La divina Misericordia, manantial de la auténtica paz

Por indicación de Juan Pablo II los católicos celebraron este domingo una Jornada de oración por la paz en Oriente Medio. El Papa dedicó a este argumento su encuentro dominical con los peregrinos.

Ciudad del Vaticano, 7 de abril de 2002.

Hemos de ser instrumentos de paz por la oración

        ¡Queridos hermanos y hermanas!

        1. «¡Paz a vosotros!». Así se dirige Jesús a los apóstoles en la página del Evangelio de este domingo, que cierra la Octava de Pascua. En estas horas, este saludo encuentra en nuestros espíritus un eco particularmente profundo ante la persistencia preocupante de enfrentamientos en Tierra Santa. Precisamente por este motivo he pedido a los hijos de la Iglesia que se unan hoy, en una unánime y insistente imploración por la paz.
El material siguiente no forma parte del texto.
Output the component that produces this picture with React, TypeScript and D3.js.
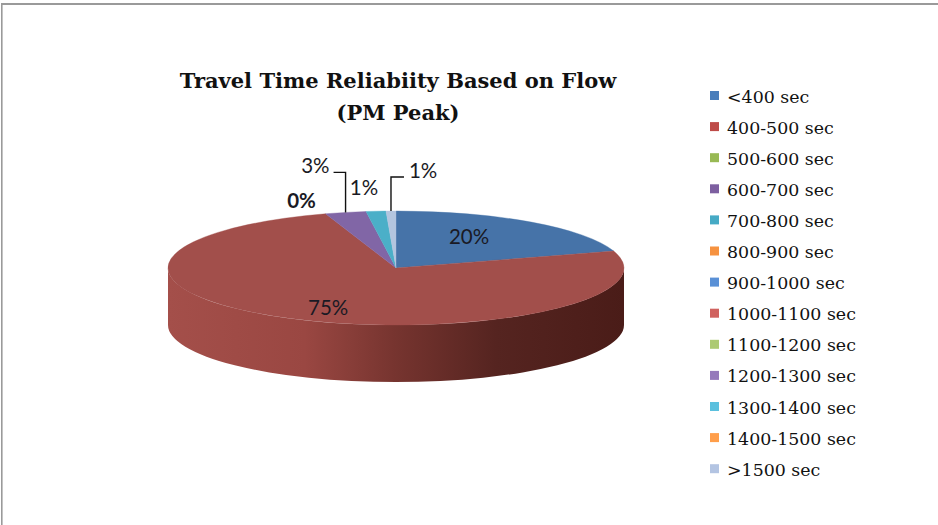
import React from "react";
import * as d3 from "d3";

const categories = [
  "<400 sec", "400-500 sec", "500-600 sec", "600-700 sec", "700-800 sec",
  "800-900 sec", "900-1000 sec", "1000-1100 sec", "1100-1200 sec",
  "1200-1300 sec", "1300-1400 sec", "1400-1500 sec", ">1500 sec",
];
const shares = [20.2, 74.8, 0, 2.9, 1.4, 0, 0, 0, 0, 0, 0, 0, 0.7];
const legendColors = [
  "#4A7EBB", "#BE4B48", "#98B954", "#7D5FA0", "#46AAC5", "#F69240",
  "#5990D6", "#D0625F", "#ADCA73", "#9579BB", "#5BC0DE", "#FF9E4A", "#B3C4E2",
];
const topColors = [
  "#4673A8", "#A24F4B", "#8FAE52", "#8166A6", "#4BAFC8", "#E98C3E",
  "#5990D6", "#D0625F", "#ADCA73", "#9579BB", "#5BC0DE", "#FF9E4A", "#B3C5DF",
];
const titleLines = ["Travel Time Reliabiity Based on Flow", "(PM Peak)"];

// label layout: inside (nudged centroid), callout (leader line), near (offset from edge)
const labelLayout: Record<number, any> = {
  0: { kind: "inside", dx: -8, dy: 4 },
  1: { kind: "inside", dx: -5, dy: 17 },
  2: { kind: "near", dx: -24, dy: -6, bold: true },
  3: { kind: "callout", rise: 40, run: -12 },
  4: { kind: "near", dx: -12, dy: -16 },
  12: { kind: "callout", rise: 34, run: 13 },
};

const W = 938, H = 525;
const cx = 396, cy = 268, rx = 228, ry = 57, depth = 57;

export default function App() {
  const pie = d3.pie<number>().sort(null).value((d) => d);
  const arcs = pie(shares);
  const arcGen = d3.arc<d3.PieArcDatum<number>>().innerRadius(0).outerRadius(rx);
  const px = (a: number, f = 1) => cx + f * rx * Math.sin(a);
  const py = (a: number, f = 1) => cy - f * ry * Math.cos(a);
  const fmt = d3.format(".0%");
  const total = d3.sum(shares);

  const sides = arcs
    .map((a, i) => {
      const s = Math.max(a.startAngle, Math.PI / 2);
      const e = Math.min(a.endAngle, (3 * Math.PI) / 2);
      if (e <= s) return null;
      const d = `M${px(s)},${py(s)} A${rx},${ry} 0 0 1 ${px(e)},${py(e)} L${px(e)},${py(e) + depth} A${rx},${ry} 0 0 0 ${px(s)},${py(s) + depth} Z`;
      return { d, i };
    })
    .filter(Boolean) as { d: string; i: number }[];

  const legendX = 710, legendY0 = 91, legendStep = 31.1;

  return (
    <svg width={W} height={H} style={{ position: "absolute", left: 0, top: 0, background: "#fff" }}
      xmlns="http://www.w3.org/2000/svg">
      <defs>
        <linearGradient id="sideGrad" gradientUnits="userSpaceOnUse" x1={cx - rx} x2={cx + rx} y1={0} y2={0}>
          <stop offset="0" stopColor="#A44F4A" />
          <stop offset="0.3" stopColor="#9A4742" />
          <stop offset="0.5" stopColor="#76342F" />
          <stop offset="0.72" stopColor="#552420" />
          <stop offset="1" stopColor="#4A1C18" />
        </linearGradient>
      </defs>
      <rect x={0} y={0} width={W} height={H} fill="#fff" />
      <line x1={1} x2={W} y1={4} y2={4} stroke="#9a9a9a" strokeWidth={2} />
      <line x1={1.8} x2={1.8} y1={3} y2={H} stroke="#9a9a9a" strokeWidth={1.6} />

      <text x={398} y={88} textAnchor="middle" fontFamily="DejaVu Serif" fontWeight="bold" fontSize={21} fill="#111">
        {titleLines[0]}
      </text>
      <text x={398} y={120} textAnchor="middle" fontFamily="DejaVu Serif" fontWeight="bold" fontSize={21} fill="#111">
        {titleLines[1]}
      </text>

      {sides.map((s) => (
        <path key={"s" + s.i} d={s.d} fill={s.i === 1 ? "url(#sideGrad)" : topColors[s.i]} />
      ))}
      <g transform={`translate(${cx},${cy}) scale(1,${ry / rx})`}>
        {arcs.map((a, i) =>
          a.endAngle > a.startAngle ? (
            <path key={"t" + i} d={arcGen(a) || ""} fill={topColors[i]} stroke={topColors[i]} strokeWidth={0.6} />
          ) : null
        )}
      </g>

      {arcs.map((a, i) => {
        const L = labelLayout[i];
        if (!L) return null;
        const m = (a.startAngle + a.endAngle) / 2;
        const txt = fmt(a.value / total);
        const common = { fontFamily: "Lato", fontSize: 20.5, fill: "#1a1a24" } as any;
        if (L.kind === "inside") {
          return (
            <text key={"l" + i} x={px(m, 0.6) + L.dx} y={py(m, 0.6) + L.dy} textAnchor="middle" {...common}>
              {txt}
            </text>
          );
        }
        const ax = px(m), ay = py(m);
        if (L.kind === "near") {
          return (
            <text key={"l" + i} x={ax + L.dx} y={ay + L.dy} textAnchor="middle" {...common}
              fontWeight={L.bold ? "bold" : "normal"}>
              {txt}
            </text>
          );
        }
        const ey = ay - L.rise;
        const hx = ax + L.run;
        return (
          <g key={"l" + i}>
            <path d={`M${ax},${ay} L${ax},${ey} L${hx},${ey}`} fill="none" stroke="#111" strokeWidth={1.4} />
            <text x={hx + (L.run < 0 ? -4 : 5)} y={ey + 1} textAnchor={L.run < 0 ? "end" : "start"} {...common}>
              {txt}
            </text>
          </g>
        );
      })}

      {categories.map((c, i) => (
        <g key={"lg" + i} transform={`translate(${legendX},${legendY0 + i * legendStep})`}>
          <rect x={0} y={0} width={9} height={9} fill={legendColors[i]} />
          <text x={17} y={11.5} fontFamily="DejaVu Serif" fontSize={17.4} fill="#111">
            {c}
          </text>
        </g>
      ))}
    </svg>
  );
}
        La paz es don de Dios. El Creador mismo ha escrito en el corazón de los hombres la ley del respeto de la vida. «Quien vertiere sangre de hombre, por otro hombre será su sangre vertida, porque a imagen de Dios hizo Él al hombre», dice el Génesis (9, 6). Cuando al rededor domina la lógica despiadada de las armas, sólo Dios puede reconducir los corazones y los pensamientos hacia la paz. Sólo Él puede dar las energías que son necesarias para liberarse del odio y de la sed de venganza y emprender el camino de la negociación de cara al acuerdo y la paz.

        ¿Cómo es posible olvidar que israelíes y palestinos, siguiendo el ejemplo de Abraham, creen en el único Dios? A Él, revelado por Jesús como Padre misericordioso, se eleva la oración conjunta de los cristianos, quienes repiten con san Francisco de Asís: «Señor, hazme instrumento de tu paz».

        Mi recuerdo, en este momento, se dirige en particular a las comunidades de franciscanos, de greco-ortodoxos, de armenios ortodoxos, que viven horas difíciles en la Basílica de la Natividad. A todos les aseguro mi constante oración.

Donde de necesidad es mayor         2. La liturgia de hoy nos invita a encontrar en la divina Misericordia el manantial de esa auténtica paz que Cristo resucitado nos ofrece. Las llagas del Señor resucitado y glorioso constituyen el signo permanente del amor misericordioso de Dios por la humanidad. De ellas mana una especie de luz espiritual que ilumina las conciencias e infunde en los corazones consuelo y esperanza.

        «Jesús, en ti confío» repetimos en esta hora complicada y difícil, sabiendo que tenemos necesidad de esa divina Misericordia que desde hace más de medio siglo el Señor manifestó con gran amplitud a santa Faustina Kowalska. Que allí donde las pruebas y las dificultades son más ásperas, se haga más insistente la invocación al Señor resucitado, se haga más sentida la imploración del don de su Santo Espíritu, manantial de amor y de paz.

Unidos creyentes y no creyentes

        3. Confiemos nuestra oración a María a quien recordaremos de manera especial mañana, en la fiesta litúrgica de la Anunciación del Señor. El misterio de la concepción de Jesús en el seno de la Virgen por obra del Espíritu Santo nos recuerda que la vida humana, asumida por Cristo, es inviolable desde el primer instante. La contemplación del misterio nos lleva a renovar el compromiso de amar, acoger, servir la vida. Un compromiso que une a creyentes y no creyentes, pues «la defensa y la promoción de la vida no son monopolio de nadie, sino tarea y responsabilidad de todos» (Evangelium vitae, 91).

        La Virgen, Madre de Misericordia, que en el anuncio del Ángel concibió al Verbo encarnado, nos ayude a respetar siempre la vida y a promover unánimemente la paz.